The following editorial appeared in the Washington Post:
When the Supreme Court examines the Affordable Care Act again this week, it will have several logical, principled paths to avoid tearing apart a law that has slowly but surely found its footing. It should take at least one of them.
The dispute before the court concerns a line of legislative text that offers federal subsidies to customers shopping for health-care insurance on a marketplace, or exchange, “established by the State.” Most states did not create their own exchanges, instead deferring to the federal government, which the law empowered to create exchanges in their stead. Without subsidies, the federal exchanges would struggle to attract enough customers to maintain viable markets. In other words, the plaintiffs insist that the architects of the law designed it in a way that begs its failure.

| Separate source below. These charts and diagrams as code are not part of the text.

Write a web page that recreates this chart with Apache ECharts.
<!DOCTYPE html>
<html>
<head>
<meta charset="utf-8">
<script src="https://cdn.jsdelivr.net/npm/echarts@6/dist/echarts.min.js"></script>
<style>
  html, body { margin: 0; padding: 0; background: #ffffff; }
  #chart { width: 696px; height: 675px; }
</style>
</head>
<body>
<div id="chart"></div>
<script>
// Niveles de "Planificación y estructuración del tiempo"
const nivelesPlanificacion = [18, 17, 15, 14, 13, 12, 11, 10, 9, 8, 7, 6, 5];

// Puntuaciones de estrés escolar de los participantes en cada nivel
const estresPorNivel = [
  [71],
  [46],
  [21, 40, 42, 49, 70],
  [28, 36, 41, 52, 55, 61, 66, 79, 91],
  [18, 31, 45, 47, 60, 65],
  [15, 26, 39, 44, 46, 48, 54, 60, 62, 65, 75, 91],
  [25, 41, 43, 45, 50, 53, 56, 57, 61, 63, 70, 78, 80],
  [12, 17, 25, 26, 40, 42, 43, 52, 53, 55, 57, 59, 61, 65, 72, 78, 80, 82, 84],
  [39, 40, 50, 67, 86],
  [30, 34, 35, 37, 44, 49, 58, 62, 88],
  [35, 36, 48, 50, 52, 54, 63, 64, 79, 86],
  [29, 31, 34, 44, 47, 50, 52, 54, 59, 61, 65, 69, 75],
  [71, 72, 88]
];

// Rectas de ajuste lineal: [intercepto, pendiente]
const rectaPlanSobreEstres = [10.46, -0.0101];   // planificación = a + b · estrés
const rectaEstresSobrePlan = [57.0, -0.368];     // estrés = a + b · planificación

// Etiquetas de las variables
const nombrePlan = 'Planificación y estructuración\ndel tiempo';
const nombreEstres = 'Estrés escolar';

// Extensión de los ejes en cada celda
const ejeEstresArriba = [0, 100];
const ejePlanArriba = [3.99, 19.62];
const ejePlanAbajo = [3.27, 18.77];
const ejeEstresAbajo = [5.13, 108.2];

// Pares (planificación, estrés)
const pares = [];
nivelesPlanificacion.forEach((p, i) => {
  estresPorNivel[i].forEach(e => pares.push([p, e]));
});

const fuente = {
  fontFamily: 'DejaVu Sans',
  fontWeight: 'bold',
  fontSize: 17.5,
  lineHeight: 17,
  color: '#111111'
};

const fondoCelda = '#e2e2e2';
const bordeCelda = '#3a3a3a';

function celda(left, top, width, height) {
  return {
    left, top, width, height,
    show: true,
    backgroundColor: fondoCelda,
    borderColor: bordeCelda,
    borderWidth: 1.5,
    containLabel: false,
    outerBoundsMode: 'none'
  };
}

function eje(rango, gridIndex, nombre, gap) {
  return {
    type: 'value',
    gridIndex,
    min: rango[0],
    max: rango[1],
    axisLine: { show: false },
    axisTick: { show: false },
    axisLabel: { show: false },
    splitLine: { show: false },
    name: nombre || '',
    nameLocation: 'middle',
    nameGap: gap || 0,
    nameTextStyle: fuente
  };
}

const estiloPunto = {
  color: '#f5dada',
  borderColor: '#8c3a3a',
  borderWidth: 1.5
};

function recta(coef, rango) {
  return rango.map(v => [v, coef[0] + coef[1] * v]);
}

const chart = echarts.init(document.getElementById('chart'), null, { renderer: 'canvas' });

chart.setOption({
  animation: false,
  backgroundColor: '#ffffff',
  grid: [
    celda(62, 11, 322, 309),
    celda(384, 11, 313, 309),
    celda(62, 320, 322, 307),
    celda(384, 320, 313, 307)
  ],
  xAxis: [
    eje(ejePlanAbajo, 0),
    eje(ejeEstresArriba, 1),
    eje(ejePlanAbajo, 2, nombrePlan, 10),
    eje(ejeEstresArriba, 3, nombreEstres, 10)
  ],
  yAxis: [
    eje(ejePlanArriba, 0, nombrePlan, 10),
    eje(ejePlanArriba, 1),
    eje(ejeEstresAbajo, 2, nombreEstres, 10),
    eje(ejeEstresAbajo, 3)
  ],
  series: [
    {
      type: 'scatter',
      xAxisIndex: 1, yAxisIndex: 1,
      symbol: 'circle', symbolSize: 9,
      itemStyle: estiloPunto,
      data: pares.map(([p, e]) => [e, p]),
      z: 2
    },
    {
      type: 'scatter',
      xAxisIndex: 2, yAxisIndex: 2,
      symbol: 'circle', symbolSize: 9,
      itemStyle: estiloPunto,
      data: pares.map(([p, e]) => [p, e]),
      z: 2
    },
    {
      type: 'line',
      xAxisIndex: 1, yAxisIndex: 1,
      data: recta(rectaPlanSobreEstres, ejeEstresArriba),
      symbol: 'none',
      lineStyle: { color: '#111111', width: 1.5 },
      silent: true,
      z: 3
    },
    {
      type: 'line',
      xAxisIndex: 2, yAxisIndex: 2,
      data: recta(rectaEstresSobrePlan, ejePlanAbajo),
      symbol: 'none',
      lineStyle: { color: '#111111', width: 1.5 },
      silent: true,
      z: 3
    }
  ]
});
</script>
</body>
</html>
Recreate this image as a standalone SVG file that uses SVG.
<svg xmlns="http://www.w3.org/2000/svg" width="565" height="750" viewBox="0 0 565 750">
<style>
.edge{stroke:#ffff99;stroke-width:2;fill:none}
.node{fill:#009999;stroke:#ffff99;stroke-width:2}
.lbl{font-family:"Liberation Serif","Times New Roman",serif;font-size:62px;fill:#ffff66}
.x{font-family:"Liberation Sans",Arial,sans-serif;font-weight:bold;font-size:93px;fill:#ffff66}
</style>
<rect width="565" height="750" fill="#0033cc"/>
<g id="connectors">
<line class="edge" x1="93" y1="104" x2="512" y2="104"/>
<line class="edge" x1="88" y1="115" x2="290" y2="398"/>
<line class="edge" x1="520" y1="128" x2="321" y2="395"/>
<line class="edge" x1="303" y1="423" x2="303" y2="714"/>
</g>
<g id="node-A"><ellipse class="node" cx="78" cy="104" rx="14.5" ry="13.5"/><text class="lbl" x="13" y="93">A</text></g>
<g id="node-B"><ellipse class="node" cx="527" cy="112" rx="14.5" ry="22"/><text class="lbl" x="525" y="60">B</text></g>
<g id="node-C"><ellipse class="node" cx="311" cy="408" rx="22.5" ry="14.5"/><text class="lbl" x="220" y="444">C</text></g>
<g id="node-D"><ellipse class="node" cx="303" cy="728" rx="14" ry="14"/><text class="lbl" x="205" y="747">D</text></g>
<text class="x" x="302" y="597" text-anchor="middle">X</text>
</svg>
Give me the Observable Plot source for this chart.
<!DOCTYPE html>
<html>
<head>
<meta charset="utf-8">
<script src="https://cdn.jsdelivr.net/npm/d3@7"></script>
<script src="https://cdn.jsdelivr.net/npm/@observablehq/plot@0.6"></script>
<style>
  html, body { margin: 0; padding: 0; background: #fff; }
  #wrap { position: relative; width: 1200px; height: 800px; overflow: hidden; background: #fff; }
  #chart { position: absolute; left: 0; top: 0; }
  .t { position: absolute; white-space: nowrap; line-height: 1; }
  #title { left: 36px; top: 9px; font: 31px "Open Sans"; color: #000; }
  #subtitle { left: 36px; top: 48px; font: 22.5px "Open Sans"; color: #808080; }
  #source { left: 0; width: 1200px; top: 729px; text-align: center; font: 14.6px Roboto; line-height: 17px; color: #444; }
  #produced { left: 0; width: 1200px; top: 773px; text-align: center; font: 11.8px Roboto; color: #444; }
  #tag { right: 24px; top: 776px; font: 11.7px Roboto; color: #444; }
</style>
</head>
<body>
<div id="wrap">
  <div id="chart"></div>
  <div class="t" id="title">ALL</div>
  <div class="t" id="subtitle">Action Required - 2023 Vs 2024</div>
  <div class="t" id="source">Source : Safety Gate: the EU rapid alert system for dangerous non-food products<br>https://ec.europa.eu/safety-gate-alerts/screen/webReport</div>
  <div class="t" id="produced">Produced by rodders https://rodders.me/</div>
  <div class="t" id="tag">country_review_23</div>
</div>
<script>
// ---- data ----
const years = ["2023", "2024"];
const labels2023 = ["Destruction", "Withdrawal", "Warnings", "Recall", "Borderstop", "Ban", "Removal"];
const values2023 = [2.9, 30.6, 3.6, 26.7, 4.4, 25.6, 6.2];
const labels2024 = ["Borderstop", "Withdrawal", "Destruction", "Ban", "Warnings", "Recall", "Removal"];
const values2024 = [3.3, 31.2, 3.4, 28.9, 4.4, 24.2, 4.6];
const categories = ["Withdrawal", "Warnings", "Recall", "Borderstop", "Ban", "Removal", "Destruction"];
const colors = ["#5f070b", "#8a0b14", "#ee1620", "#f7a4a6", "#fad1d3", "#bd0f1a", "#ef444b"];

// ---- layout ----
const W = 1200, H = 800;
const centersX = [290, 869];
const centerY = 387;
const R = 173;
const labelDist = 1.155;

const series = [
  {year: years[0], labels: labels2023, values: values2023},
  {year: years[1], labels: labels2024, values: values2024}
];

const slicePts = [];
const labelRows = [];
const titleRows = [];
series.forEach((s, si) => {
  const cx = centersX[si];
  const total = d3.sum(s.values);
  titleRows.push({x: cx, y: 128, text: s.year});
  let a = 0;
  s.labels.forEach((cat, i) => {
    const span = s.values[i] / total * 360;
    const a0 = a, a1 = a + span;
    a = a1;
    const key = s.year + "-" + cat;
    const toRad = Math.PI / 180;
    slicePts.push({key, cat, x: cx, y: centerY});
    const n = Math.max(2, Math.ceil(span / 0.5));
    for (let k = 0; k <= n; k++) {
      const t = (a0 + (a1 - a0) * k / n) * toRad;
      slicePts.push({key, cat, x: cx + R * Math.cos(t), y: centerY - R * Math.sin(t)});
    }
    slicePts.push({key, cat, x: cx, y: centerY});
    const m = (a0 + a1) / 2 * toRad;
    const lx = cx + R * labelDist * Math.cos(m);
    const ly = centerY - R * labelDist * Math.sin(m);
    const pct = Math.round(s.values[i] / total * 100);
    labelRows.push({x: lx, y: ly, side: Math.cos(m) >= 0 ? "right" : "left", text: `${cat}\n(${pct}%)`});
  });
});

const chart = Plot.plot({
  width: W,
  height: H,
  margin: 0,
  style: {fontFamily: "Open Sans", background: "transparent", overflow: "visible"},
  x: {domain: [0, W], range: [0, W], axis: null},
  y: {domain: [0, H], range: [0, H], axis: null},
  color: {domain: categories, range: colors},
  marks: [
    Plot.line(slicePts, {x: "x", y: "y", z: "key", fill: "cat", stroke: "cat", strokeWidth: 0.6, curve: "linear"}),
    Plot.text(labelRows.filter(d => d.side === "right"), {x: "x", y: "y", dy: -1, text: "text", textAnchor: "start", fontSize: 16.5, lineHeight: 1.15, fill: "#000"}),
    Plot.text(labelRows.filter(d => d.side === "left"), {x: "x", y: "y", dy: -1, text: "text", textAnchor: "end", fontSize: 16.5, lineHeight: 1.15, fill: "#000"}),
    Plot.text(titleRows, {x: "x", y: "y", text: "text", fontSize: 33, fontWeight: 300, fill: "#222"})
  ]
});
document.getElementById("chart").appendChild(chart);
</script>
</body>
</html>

One road for the court would be to throw the case back to a lower court without ruling on its merits. It seems unlikely the court would agree to hear a case only to punt it away. But there are legitimate questions about whether the named plaintiffs have the proper standing to sue.
On the merits, those suing offer what they claim is one plausible rationale for the law’s potentially self-defeating language: That Congress actually meant to withhold subsidies from non-cooperative states in order to persuade them to create their own exchanges. This argument strains the imagination, since it runs counter to the law’s fundamental purpose: establishing a near-universal health-coverage program through private insurance marketplaces. There is scant evidence for this theory on the record, and the legislators who drafted the bill say it is false.
Then the question becomes: Did Congress stumble into undermining the policy, approving a bill with a highly regrettable textual error? Even if the justices accept that possibility, the government should still win. Courts generally and properly defer to executive agencies in the interpretation of ambiguous legal texts. The only way for the challengers to prevail in this case would be to show that the law’s wording is crystal clear – that the Obama administration’s interpretation is baseless. Given other provisions in the law that indicate subsidies should flow to insurance buyers regardless of what sort of exchange they use, the challengers certainly cannot make that case. The government’s interpretation must stand.
The stakes are huge. The Urban Institute recently found that a ruling hostile to the Obama administration would result in 9.3 million people losing subsidies next year. Healthy people would drop coverage. Insurers would have to hike rates by 35 percent. The number of uninsured would shoot up by 8.2 million people. Those who kept buying coverage would have to pay a lot more for skimpier benefits – if the compromised insurance markets continued functioning at all.
Fortunately, the justices need not rule based on any feared or preferred policy result. They only need to read the law reasonably.